High-profile journalists across the country charged with sedition after reporting on the huge farmers’ protest in Delhi last week

JOURNALISTS’ organisations warned that “no prison is big enough to contain free speech” as scores of their members were detained today and charged with sedition after reporting on the huge farmers’ protest in Delhi last week.

Cases were filed in at least five states, with high-profile journalists including Rajdeep Sardesai, a anchor on the India Today television channel, and Vinod Jose, executive editor of the English-language Caravan magazine, among those accused.

A number of prominent media organisations had their social media accounts shut down by Indian authorities.

Mr Jose warned: “This is an attack on free and independent reporting … the government wants only its official version to be published.

Caravan reporter Mandeep Punia was detained on Saturday at Singhu, one of the main protest sites. 

He was photographed being taken to court on Sunday, where he is expected to be charged on unknown offences, local media reported.

Indian authorities have accused the journalists of inciting violence through their reporting of last week’s protests, which took place on Republic Day.

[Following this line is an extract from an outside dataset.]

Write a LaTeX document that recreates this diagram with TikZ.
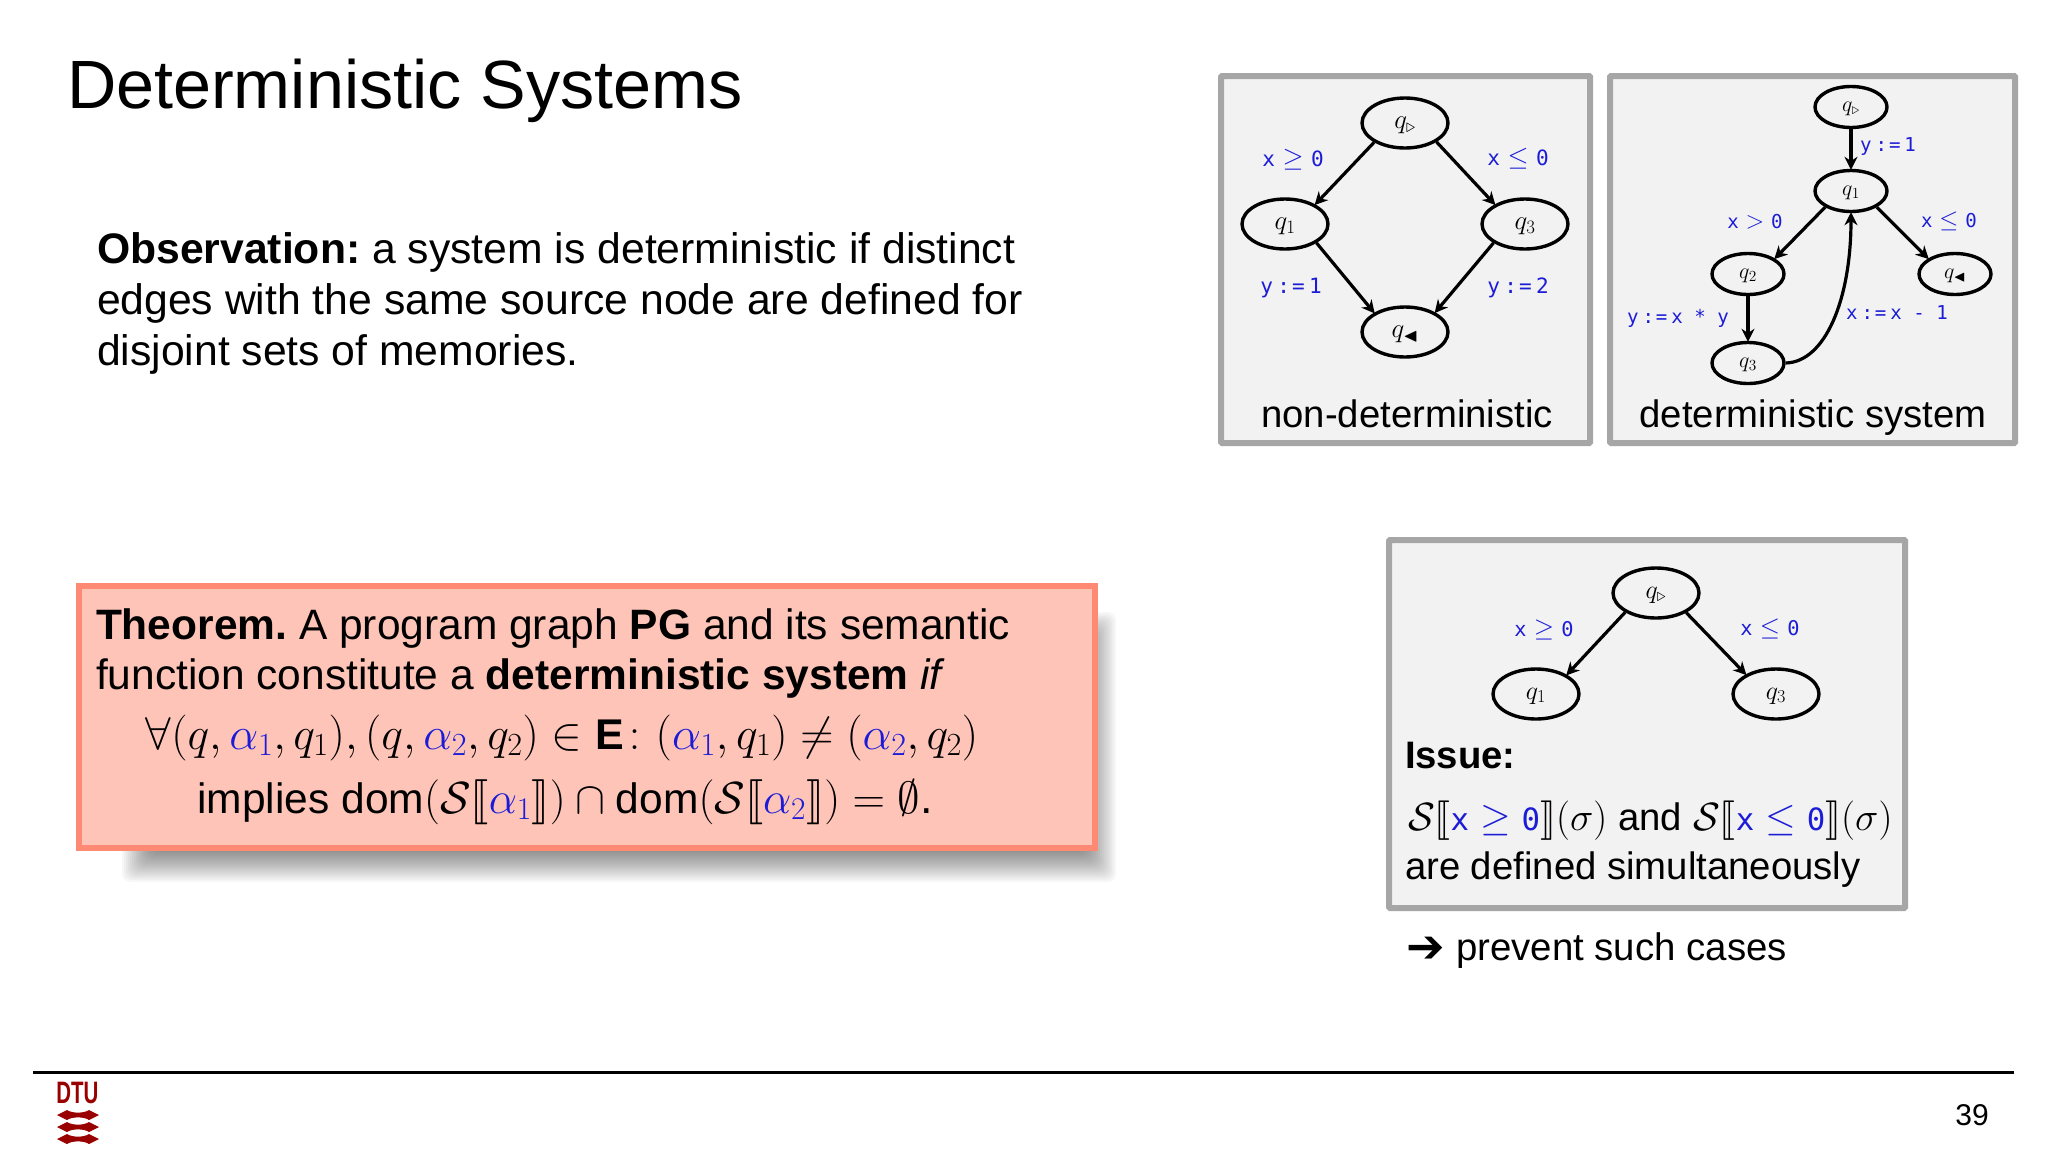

One protester was killed as police barricades were broken to scale the iconic Red Fort in the Indian capital.

There were reports, denied by the government, that a farmer had been shot by police.

One of the cases filed in Uttar Pradesh said: “The accused tried to provoke the protesters for their political and personal gains by spreading false and misleading information online.”

But the Editors Guild of India said it was disturbed that the police complaints had been filed under as many as 10 different legal provisions including sedition, promoting communal disharmony and insulting religious beliefs.

President of the Press Club of India Anand Sahay said it was not a coincidence that the cases had largely been registered in states ruled by far-right Prime Minister Narendra Modi’s Bharatiya Janata Party.

But the organisations warned that attempts by the government to intimidate journalists and stifle press freedom would fail.

“No prison is big enough to contain free speech,” TV presenter Ravish Kumar insisted as protests over the arrests took place outside police stations.

Prime Minister Modi has been accused of clamping down on press freedom.

Last year, India dropped two places to 142nd in the annual World Press Freedom rankings by Reporters Without Borders.

Its annual report accused the Indian government of “constant press freedom violations, including police violence against journalists” and increased “pressure on the media to toe the Hindu nationalist government’s line.”

Mr Modi has vowed to press ahead with the controversial agricultural laws at the centre of the protests.